Miers has made a habit of doing “power maternity leave”. After she had Ottilie, she reared pigs. This time she “nearly killed” herself writing a new recipe book, Home Cook. “Halfway through, I wondered, ‘Why am I doing this?’ If I was a youngster, I’d think ‘Screw the cookbooks and do a YouTube channel’.” The book is about healthy eating but definitely not “clean eating”. “What we hear about healthy eating now is buying inaccessible, expensive ingredients from far-flung places,” she says, alluding to the Deliciously Ella spiraliser army. “Healthy eating is about cooking with unprocessed food and buying locally and in season. If you can eat more vegetables and less meat, that’s it. It’s not about not eating cream.”

This attitude stems from her past. She had “massive food issues” in her teens and was “always on a diet”. Now she thinks it is vital to remember that “food is about pleasure and saying ‘yes’”. Miers is a rare breed: a female entrepreneur. She wants to encourage more women to launch businesses. “We’re natural entrepreneurs. We are creative and adaptable, and we’re much tougher [than men]. Man flu leaves men bedridden. Women just get on with it.” Miers confesses that both Marks — husband and business partner — describe her as a “total ball-breaker”. “It’s slightly worrying! I’m totally not, but this does toughen you up. I couldn’t say boo to a goose a decade ago.” She advises young women to be more brazen, especially when it comes to money. “Having fought to get a pay rise once, I spoke to lots of girlfriends. Bright women. They hadn’t had a rise for five years but hadn’t felt they were worth it. Men aren’t like that. They feel entitled and have a false sense of their own worth.” 

She thinks you have to be prepared to quit when you ask for a raise. “I once got told, ‘Tommi, you act like this is just a job. I thought you loved going to work’. You’d never say that to a man! It’s such a joke.”

Childcare, she believes, is the biggest barrier to female career advancement. “It’s prohibitively expensive. I know so many women who would love to jump back into work who can’t afford it.” When I suggest that childcare could be entirely tax deductible, she leaps on the idea: “That’s a good campaign!”

Miers seems to collect causes. Her main one is the environment, a passion she inherited. “My mother bathes in the water my father showers in.” As such, she confesses that having a third child felt “self-indulgent... There are too many people in the world. Look at David Attenborough and Planet Earth. But my brother has no children, my sister only has one and my sister-in-law has none, so we took their quota. That’s how we rationalise it.”  She is also a determined advocate for the restaurant industry, calling for the Government to stop “crippling” it. “Rents and service charges are extortionate. The living wage is a difficult one because people have to afford to live but the problem is that successive governments failed to build housing as our population increased.” She is, she laughs, “getting more socialist” every day. “All these luxury flats! London is going to get hollowed out. It’s positive having an influx of creative people who want to work but you have to build houses for them.” 

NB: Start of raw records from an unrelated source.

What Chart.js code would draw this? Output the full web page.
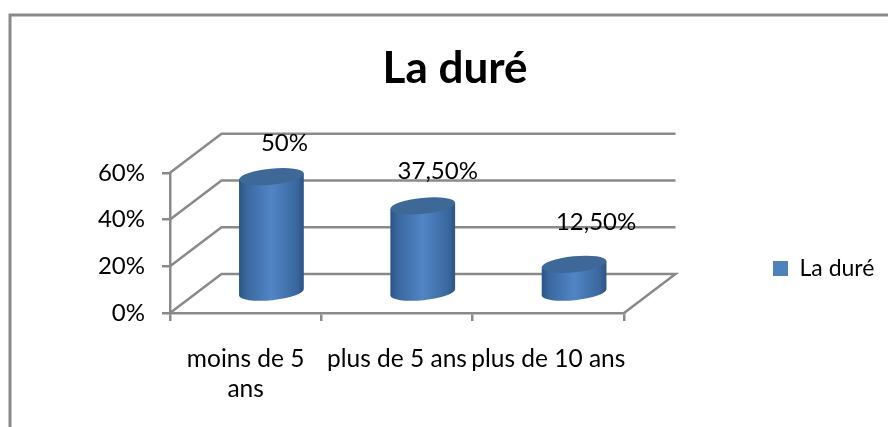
<!DOCTYPE html>
<html><head><meta charset="utf-8">
<style>html,body{margin:0;padding:0;background:#fff;overflow:hidden}canvas{display:block}</style>
<script src="https://cdn.jsdelivr.net/npm/chart.js@4/dist/chart.umd.min.js"></script>
</head><body><canvas id="c" width="888" height="427"></canvas>
<script>
const categories = [['moins de 5', 'ans'], 'plus de 5 ans', 'plus de 10 ans'];
const seriesName = 'La duré';
const values = [50, 37.5, 12.5];
const valueLabels = ['50%', '37,50%', '12,50%'];
const yTicks = [0, 20, 40, 60];

const FONT = 'Lato, Carlito, "Open Sans", sans-serif';
const LINE = '#8a8a8a';
const WALL_DX = 51.5, WALL_DY = -39;          // depth of the 3D box
const labelNudge = [[13, -33], [15, -34.5], [22, -42.5]];

const frame = {
  id: 'frame',
  beforeDraw(chart) {
    const c = chart.ctx;
    c.save();
    c.strokeStyle = LINE; c.lineWidth = 3;
    c.beginPath(); c.moveTo(10, 427); c.lineTo(10, 15); c.lineTo(888, 15); c.stroke();
    c.restore();
  },
  beforeLayout(chart) {
    const lg = chart.legend;
    if (lg && !lg._wrapped) {
      const fit = lg.fit;
      lg.fit = function () { fit.call(this); this.width = 888 - 624; };
      lg._wrapped = true;
    }
  },
  afterLayout(chart) {
    const lg = chart.legend;
    lg.left = 773; lg.right = 888; lg.top = 257; lg.bottom = 283;
    lg.width = 115; lg.height = 26;
  }
};

const cylinders = {
  id: 'cylinders',
  beforeDatasetsDraw(chart) {
    const c = chart.ctx, a = chart.chartArea, y = chart.scales.y;
    c.save();
    // walls and floor, from the value axis
    c.strokeStyle = LINE; c.lineWidth = 2.5;
    y.ticks.forEach(t => {
      const py = y.getPixelForValue(t.value);
      c.beginPath();
      c.moveTo(a.left, py);
      c.lineTo(a.left + WALL_DX, py + WALL_DY);
      c.lineTo(a.right + WALL_DX, py + WALL_DY);
      if (t.value === 0) c.lineTo(a.right, py);
      c.stroke();
    });
    // cylinders, from the bar elements
    const meta = chart.getDatasetMeta(0);
    const tilt = -0.1, ry = 8;
    meta.data.forEach((el, i) => {
      const cx = el.x + WALL_DX / 2, rx = el.width / 2;
      const topY = el.y + WALL_DY / 2, botY = el.base + WALL_DY / 2;
      const ox = rx * Math.cos(tilt), oy = rx * Math.sin(tilt);
      const g = c.createLinearGradient(cx - rx, 0, cx + rx, 0);
      g.addColorStop(0, '#2c5484');
      g.addColorStop(0.12, '#3a689f');
      g.addColorStop(0.5, '#5285c6');
      g.addColorStop(0.88, '#3a689f');
      g.addColorStop(1, '#2c5484');
      c.fillStyle = g;
      c.beginPath();
      c.moveTo(cx - ox, topY - oy);
      c.lineTo(cx - ox, botY - oy);
      c.ellipse(cx, botY, rx, ry, tilt, Math.PI, 0, true);
      c.lineTo(cx + ox, topY + oy);
      c.closePath();
      c.fill();
      c.fillStyle = '#3e6898';
      c.beginPath();
      c.ellipse(cx, topY, rx, ry, tilt, 0, Math.PI * 2);
      c.fill();
    });
    // value labels
    c.fillStyle = '#000';
    c.font = '24px ' + FONT;
    c.textAlign = 'center'; c.textBaseline = 'middle';
    meta.data.forEach((el, i) => {
      const cx = el.x + WALL_DX / 2, topY = el.y + WALL_DY / 2;
      c.fillText(valueLabels[i], cx + labelNudge[i][0], topY + labelNudge[i][1]);
    });
    c.restore();
    return false;
  }
};

new Chart(document.getElementById('c'), {
  type: 'bar',
  data: {
    labels: categories,
    datasets: [{ label: seriesName, data: values, backgroundColor: '#4f81bd', borderWidth: 0,
      barPercentage: 0.43, categoryPercentage: 1 }]
  },
  plugins: [frame, cylinders],
  options: {
    responsive: false,
    animation: false,
    devicePixelRatio: 1,
    layout: { padding: { left: 22, right: 0, top: 0, bottom: 0 } },
    plugins: {
      tooltip: { enabled: false },
      title: {
        display: true, text: seriesName, color: '#000',
        font: { family: FONT, size: 44, weight: 'bold', lineHeight: 1.2 },
        padding: { top: 42, bottom: 78 }
      },
      legend: {
        display: true, position: 'right', align: 'start',
        labels: { boxWidth: 15, boxHeight: 15, padding: 0, color: '#000',
          font: { family: FONT, size: 23 } }
      }
    },
    scales: {
      x: {
        afterFit(s) { s.height = 114; },
        grid: { display: true, drawOnChartArea: false, color: LINE, tickColor: LINE, tickLength: 8, lineWidth: 2.5 },
        border: { display: true, color: LINE, width: 2.5 },
        ticks: { color: '#000', font: { family: FONT, size: 24.5, lineHeight: 1.22 }, padding: 23,
          maxRotation: 0, minRotation: 0, autoSkip: false }
      },
      y: {
        min: 0, max: 60,
        afterFit(s) { s.width = 148; },
        afterBuildTicks(s) { s.ticks = yTicks.map(v => ({ value: v })); },
        grid: { display: true, drawOnChartArea: false, color: LINE, tickColor: LINE, tickLength: 8, lineWidth: 2.5 },
        border: { display: true, color: LINE, width: 2.5 },
        ticks: { color: '#000', font: { family: FONT, size: 24 }, padding: 17, callback: v => v + '%' }
      }
    }
  }
});
</script></body></html>
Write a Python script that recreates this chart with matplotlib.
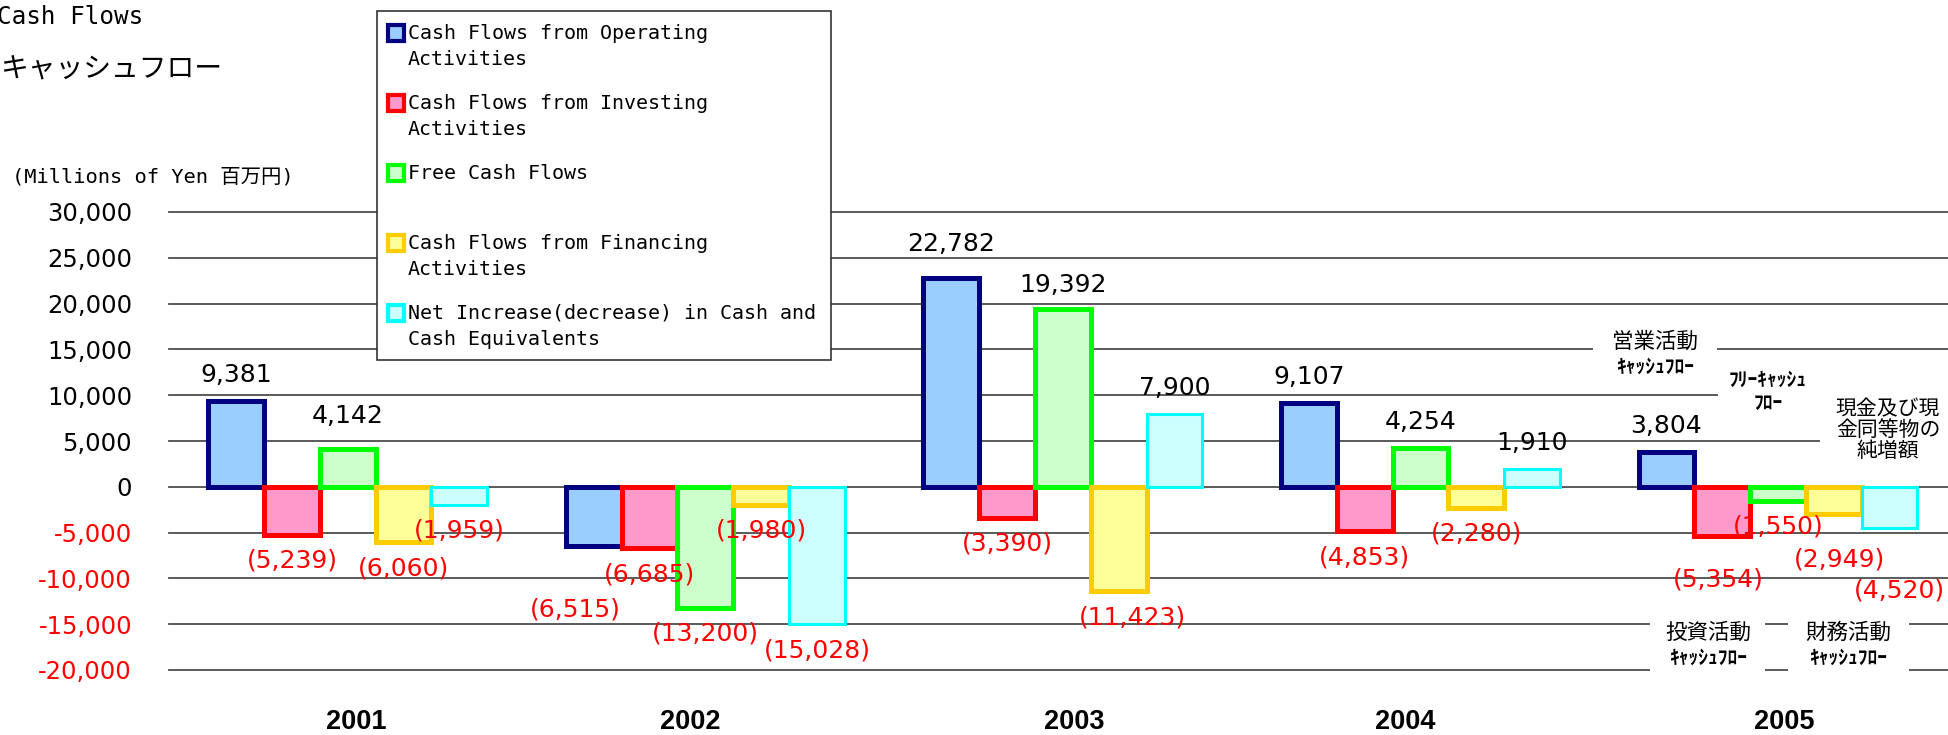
import matplotlib
matplotlib.use("Agg")
import matplotlib.pyplot as plt
from matplotlib.patches import Rectangle
from matplotlib.transforms import ScaledTranslation

# data (millions of yen)
years = ["2001", "2002", "2003", "2004", "2005"]
series_labels = [
    "Cash Flows from Operating\nActivities",
    "Cash Flows from Investing\nActivities",
    "Free Cash Flows\n ",
    "Cash Flows from Financing\nActivities",
    "Net Increase(decrease) in Cash and\nCash Equivalents",
]
operating = [9381, -6515, 22782, 9107, 3804]
investing = [-5239, -6685, -3390, -4853, -5354]
free_cf = [4142, -13200, 19392, 4254, -1550]
financing = [-6060, -1980, -11423, -2280, -2949]
net_change = [-1959, -15028, 7900, 1910, -4520]
yticks = [30000, 25000, 20000, 15000, 10000, 5000, 0, -5000, -10000, -15000, -20000]

face_colors = ["#99CCFF", "#FF99CC", "#CCFFCC", "#FFFF99", "#CCFFFF"]
edge_colors = ["#000080", "#FF0000", "#00FF00", "#FFCC00", "#00FFFF"]
edge_widths = [3.6, 3.6, 3.6, 3.6, 2.2]

# label nudges in pixels (series index, year index) -> (dx, dy)
label_shift = {
    (0, 1): (-18, 37), (2, 0): (0, 7), (0, 2): (0, 8), (2, 2): (0, -2),
    (3, 2): (14, 0), (1, 4): (-4, 18), (3, 4): (6, 20), (4, 4): (10, 36),
}
year_shift = [8, -15, 11, -15, 6]

W, H = 1948, 735
fig = plt.figure(figsize=(W / 100, H / 100), dpi=100)


def fx(x):
    return x / W


def fy(y):
    return 1 - y / H


ax = fig.add_axes([fx(169), fy(670), 1 - fx(169), fy(212) - fy(670)])
ax.set_xlim(-0.5, 4.4755)
ax.set_ylim(-20000, 30000)
for s in ax.spines.values():
    s.set_visible(False)

for v in yticks:
    ax.axhline(v, color="#4d4d4d", lw=1.3, zorder=0, clip_on=False)

all_series = [operating, investing, free_cf, financing, net_change]
w = 0.156
for i, vals in enumerate(all_series):
    xs = [j + (i - 2) * w for j in range(len(years))]
    ax.bar(xs, vals, width=w, color=face_colors[i], edgecolor=edge_colors[i],
           linewidth=edge_widths[i], zorder=2)
    for j, v in enumerate(vals):
        dx, dy = label_shift.get((i, j), (0, 0))
        if v >= 0:
            txt, col, off = f"{v:,}", "black", 26 + dy
        else:
            txt, col, off = f"({-v:,})", "red", -(26 + dy)
        ax.annotate(txt, xy=(xs[j], v), xytext=(dx, off), textcoords="offset pixels",
                    ha="center", va="center", fontsize=18, color=col,
                    family="DejaVu Sans", zorder=4)

ax.set_yticks(yticks)
ax.set_yticklabels([f"{v:,}" for v in yticks], fontsize=17.5, family="DejaVu Sans")
for lbl, v in zip(ax.get_yticklabels(), yticks):
    if v < 0:
        lbl.set_color("red")
ax.tick_params(axis="y", length=0, pad=26.6)

ax.set_xticks(range(len(years)))
ax.set_xticklabels(years, fontsize=19.5, fontweight="bold", family="Liberation Sans")
ax.tick_params(axis="x", length=0, pad=28)
for lbl, dx in zip(ax.get_xticklabels(), year_shift):
    lbl.set_transform(lbl.get_transform() + ScaledTranslation(dx / 100, 0, fig.dpi_scale_trans))

# titles
mono_cjk = ["DejaVu Sans Mono", "Noto Sans CJK JP"]
fig.text(fx(-3), fy(17), "Cash Flows", fontsize=17.5, family=mono_cjk, va="center", ha="left")
fig.text(fx(0), fy(70), "キャッシュフロー", fontsize=20, family=["Noto Sans CJK JP"], va="center", ha="left")
fig.text(fx(12), fy(177), "(Millions of Yen 百万円)", fontsize=14.7, family=mono_cjk, va="center", ha="left")

# legend box (drawn by hand so the marker sits on the first line)
fig.add_artist(Rectangle((fx(377), fy(360)), fx(831) - fx(377), fy(11) - fy(360),
                         transform=fig.transFigure, facecolor="white", edgecolor="#333333",
                         lw=1.2, zorder=5))
for i, lab in enumerate(series_labels):
    yc = 33 + 70 * i
    fig.add_artist(Rectangle((fx(388), fy(yc + 8)), fx(16), fy(0) - fy(16),
                             transform=fig.transFigure, facecolor=face_colors[i],
                             edgecolor=edge_colors[i], lw=3, zorder=6))
    fig.text(fx(408), fy(yc - 9), lab, fontsize=14.4, family="DejaVu Sans Mono",
             va="top", ha="left", linespacing=1.45, zorder=6)

# Japanese notes on the right
notes = [
    ((1593, 330, 1717, 381), (1655, 342), "営業活動", (1655, 367), "ｷｬｯｼｭﾌﾛｰ"),
    ((1718, 383, 1820, 412), (1768, 380), "ﾌﾘｰｷｬｯｼｭ", (1768, 403), "ﾌﾛｰ"),
    ((1650, 615, 1765, 675), (1708, 633), "投資活動", (1708, 658), "ｷｬｯｼｭﾌﾛｰ"),
    ((1788, 615, 1909, 675), (1848, 633), "財務活動", (1848, 658), "ｷｬｯｼｭﾌﾛｰ"),
]
for (x0, y0, x1, y1), p1, t1, p2, t2 in notes:
    fig.add_artist(Rectangle((fx(x0), fy(y1)), fx(x1 - x0), fy(y0) - fy(y1),
                             transform=fig.transFigure, facecolor="white", edgecolor="none", zorder=5))
    big = t1 != "ﾌﾘｰｷｬｯｼｭ"
    fig.text(fx(p1[0]), fy(p1[1]), t1, fontsize=15.5 if big else 14, family="Noto Sans CJK JP",
             ha="center", va="center", zorder=6, fontweight="normal" if big else "bold")
    fig.text(fx(p2[0]), fy(p2[1]), t2, fontsize=14, family="Noto Sans CJK JP",
             ha="center", va="center", zorder=6, fontweight="bold")

fig.add_artist(Rectangle((fx(1820), fy(468)), fx(1948 - 1820), fy(385) - fy(468),
                         transform=fig.transFigure, facecolor="white", edgecolor="none", zorder=5))
fig.text(fx(1888), fy(430), "現金及び現\n金同等物の\n純増額", fontsize=15, family="Noto Sans CJK JP",
         ha="center", va="center", linespacing=0.95, zorder=6)

fig.savefig("out.png", dpi=100)
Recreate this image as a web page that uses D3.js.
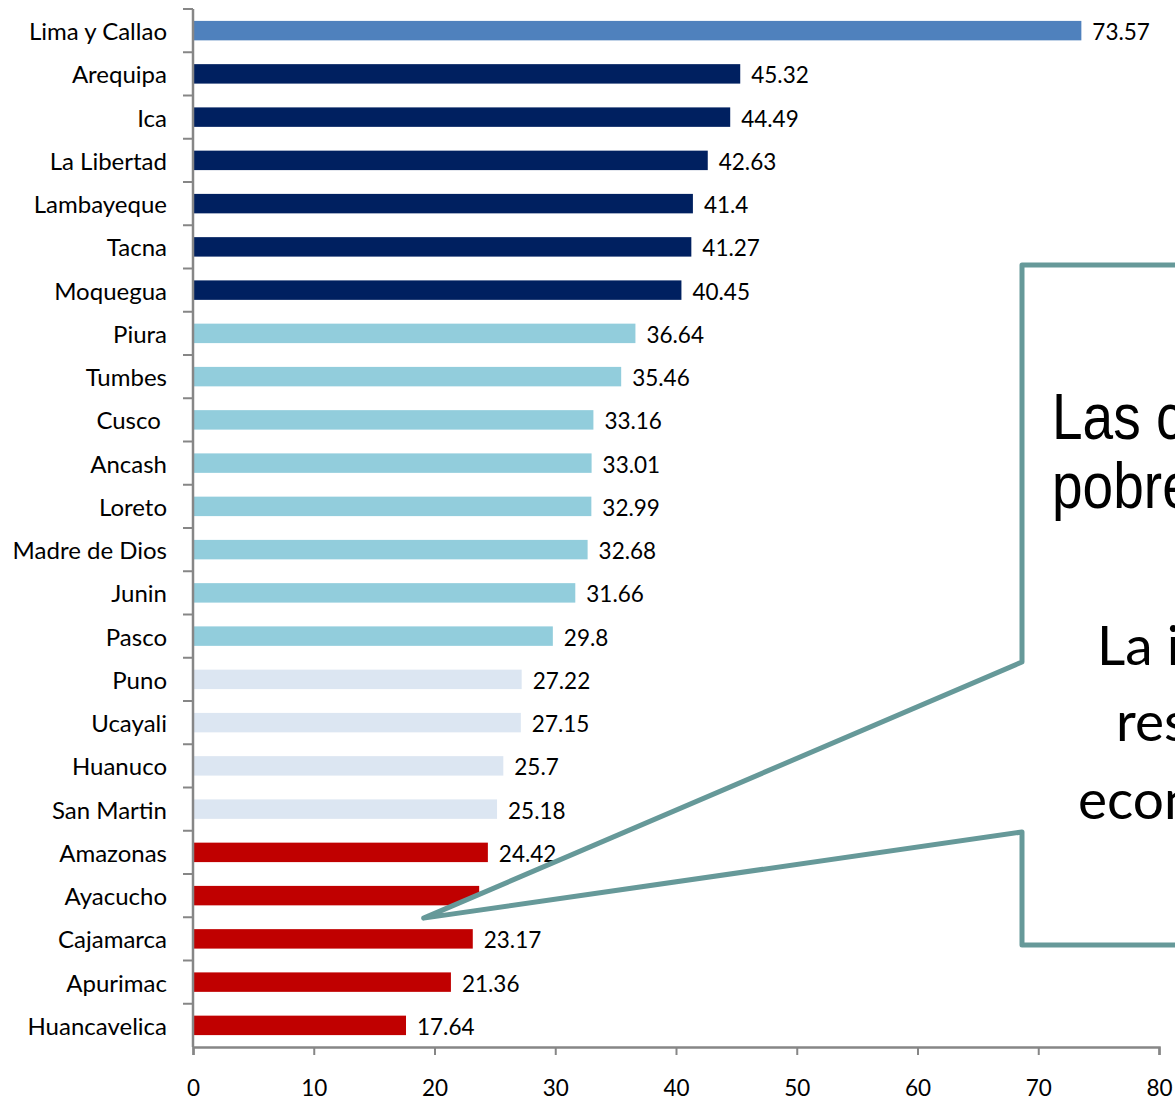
<!DOCTYPE html>
<html>
<head>
<meta charset="utf-8">
<script src="https://cdn.jsdelivr.net/npm/d3@7"></script>
<style>
  html, body { margin: 0; padding: 0; background: #ffffff; overflow: hidden; }
  svg { display: block; }
</style>
</head>
<body>
<svg id="chart" width="1175" height="1101"></svg>
<script>
// Regions ordered top to bottom
const categories = [
  "Lima y Callao", "Arequipa", "Ica", "La Libertad", "Lambayeque", "Tacna",
  "Moquegua", "Piura", "Tumbes", "Cusco\u00a0", "Ancash", "Loreto",
  "Madre de Dios", "Junin", "Pasco", "Puno", "Ucayali", "Huanuco",
  "San Martin", "Amazonas", "Ayacucho", "Cajamarca", "Apurimac", "Huancavelica"
];
const values = [
  73.57, 45.32, 44.49, 42.63, 41.4, 41.27,
  40.45, 36.64, 35.46, 33.16, 33.01, 32.99,
  32.68, 31.66, 29.8, 27.22, 27.15, 25.7,
  25.18, 24.42, 23.7, 23.17, 21.36, 17.64
];
const groups = [
  "capital", "alto", "alto", "alto", "alto", "alto",
  "alto", "medio", "medio", "medio", "medio", "medio",
  "medio", "medio", "medio", "bajo", "bajo", "bajo",
  "bajo", "critico", "critico", "critico", "critico", "critico"
];
const groupColors = {
  capital: "#4F81BD",
  alto: "#002060",
  medio: "#92CDDC",
  bajo: "#DCE6F2",
  critico: "#C00000"
};
const xTicks = [0, 10, 20, 30, 40, 50, 60, 70, 80];
const calloutLines = [
  { text: "Las cinco regiones más", font: "Liberation Sans", size: 64, narrow: true },
  { text: "pobres del país", font: "Liberation Sans", size: 64, narrow: true },
  { text: "La inversión privada", font: "Lato", size: 55, narrow: false },
  { text: "responde a las", font: "Lato", size: 55, narrow: false },
  { text: "economías regionales", font: "Lato", size: 55, narrow: false }
];

const data = categories.map((c, i) => ({ name: c, value: values[i], group: groups[i] }));

const svg = d3.select("#chart");
const axisColor = "#868686";
const labelFont = "Lato, 'Open Sans', sans-serif";

const x = d3.scaleLinear().domain([0, 80]).range([193, 1159]);
const y = d3.scaleBand()
  .domain(categories)
  .range([9, 1047])
  .paddingInner(0.55)
  .paddingOuter(0.275);

// Bars
svg.append("g")
  .selectAll("rect")
  .data(data)
  .join("rect")
  .attr("x", x(0))
  .attr("y", d => y(d.name))
  .attr("width", d => x(d.value) - x(0))
  .attr("height", y.bandwidth())
  .attr("fill", d => groupColors[d.group]);

// Value labels
svg.append("g")
  .selectAll("text")
  .data(data)
  .join("text")
  .attr("x", d => x(d.value) + 11)
  .attr("y", d => y(d.name) + y.bandwidth() / 2 + 1)
  .attr("dominant-baseline", "central")
  .attr("font-family", labelFont)
  .attr("font-size", 22.5)
  .attr("fill", "#000")
  .text(d => String(d.value));

// Category axis: tick marks sit between categories
const step = y.step();
const yAxis = svg.append("g");
yAxis.append("line")
  .attr("x1", x(0)).attr("x2", x(0))
  .attr("y1", 9).attr("y2", 1047)
  .attr("stroke", axisColor).attr("stroke-width", 2.5);
yAxis.selectAll("line.tick")
  .data(d3.range(categories.length))
  .join("line")
  .attr("class", "tick")
  .attr("x1", x(0) - 10).attr("x2", x(0))
  .attr("y1", i => 9 + i * step).attr("y2", i => 9 + i * step)
  .attr("stroke", axisColor).attr("stroke-width", 2);
yAxis.selectAll("text")
  .data(data)
  .join("text")
  .attr("x", 167)
  .attr("y", d => y(d.name) + y.bandwidth() / 2)
  .attr("text-anchor", "end")
  .attr("dominant-baseline", "central")
  .attr("font-family", labelFont)
  .attr("font-size", 24)
  .attr("fill", "#000")
  .text(d => d.name);

// Value axis
const xAxis = svg.append("g").attr("transform", "translate(0,1047)")
  .call(d3.axisBottom(x).tickValues(xTicks).tickSize(8).tickPadding(25).tickFormat(d3.format("d")));
xAxis.select(".domain").attr("stroke", axisColor).attr("stroke-width", 2.5);
xAxis.selectAll(".tick line").attr("stroke", axisColor).attr("stroke-width", 2);
xAxis.selectAll(".tick text")
  .attr("font-family", labelFont)
  .attr("font-size", 22.5)
  .attr("fill", "#000");

// Callout with pointer towards the poorest regions
const tipX = x(19.1), tipY = y("Cajamarca") - 11;
const boxL = 1022, boxT = 265, boxB = 945, boxR = 1200;
const calloutPath = d3.path();
calloutPath.moveTo(boxL, boxT);
calloutPath.lineTo(boxR, boxT);
calloutPath.lineTo(boxR, boxB);
calloutPath.lineTo(boxL, boxB);
calloutPath.lineTo(boxL, 832);
calloutPath.lineTo(tipX, tipY);
calloutPath.lineTo(boxL, 662);
calloutPath.closePath();
svg.append("path")
  .attr("d", calloutPath.toString())
  .attr("fill", "#ffffff")
  .attr("stroke", "#669999")
  .attr("stroke-width", 5)
  .attr("stroke-linejoin", "round");

svg.append("clipPath").attr("id", "calloutClip")
  .append("rect").attr("x", boxL + 3).attr("y", boxT + 3).attr("width", 400).attr("height", boxB - boxT - 6);

const linePos = [[1052, 439], [1052, 508], [1097, 665], [1116, 741], [1078, 819]];
const calloutText = svg.append("g").attr("clip-path", "url(#calloutClip)");
calloutText.selectAll("text")
  .data(calloutLines)
  .join("text")
  .attr("transform", (d, i) => `translate(${linePos[i][0]},${linePos[i][1]}) scale(${d.narrow ? 0.86 : 1},1)`)
  .attr("font-family", d => d.font)
  .attr("font-size", d => d.size)
  .attr("fill", "#000")
  .text(d => d.text);
</script>
</body>
</html>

The noro crisis and Wahaca’s 10-year anniversary have also given Miers a chance to scrutinise the business — including the menu. “I have been trying to shrink it for ages but the team always says ‘No, I love that’. Now I’ve got carte blanche to tuck it in.” The other impetus for change has been new Mexican rivals such as Soho’s Corazon and El Pastor in Borough. “We’re finally getting some decent competition!”

Although Wahaca has been at the forefront of trends — no bookings, sharing plates, mezcal — Miers wants to keep adapting. She regularly visits Mexico for ideas and is heading there in April. So what does she make of the US President’s plans to build a border wall? “I’m baffled by Trump. I can’t believe the Democrats didn’t put a suitable person to stand against him. The Mexicans prop up the entire American industry — not just restaurants, everything. He’s living in la-la land. When I go to LA they understand my Spanish more than they do my English.”

She stops, thoughtful. “Maybe it will actually help Mexico, because [the US] might stop shipping so many arms there and buying so many drugs. They’re outsourcing the drugs war to Mexico.” We turn to the other big upset of 2016, the EU referendum result. Miers says Wahaca “tends to do well in crises”, having opened its first site just before the 2008 recession. “Brexit is weird because it’s hard to get Mexican chefs over because of visas, and Brexit might help that. But we’ve got a staff party tonight — we have 1,200 staff from every nation — they’re great kids, and the idea that you’d stop people coming over...” She sounds exasperated. “Lots of Brits don’t want to do [restaurant] jobs.”  This is, she adds, changing slowly. “When we opened, graduates never went into this. You wanted to be a lawyer or whatever. But since the recession, and since food has become such a thing, more young, bright people see the food industry as a viable career.” 

Miers was a forerunner. Having studied at St Paul’s, she initially shied away from entering the food industry: “Entrepreneurship used to be seen as “dodgy — all that smooth-talking.” It was her mentor, Clarissa Dickson Wright, who told Miers to “just do it”: “Why did I waste from 18 to 26 examining my belly button?” she laughs.

I ask if she feels overwhelmed juggling a business with so much else. “I’m trying to say no to more things,” she replies, before telling me about yet another project she’s involved in, trying to reduce antibiotic use in livestock. She smiles her wide, gap-toothed grin. “I get carried away.”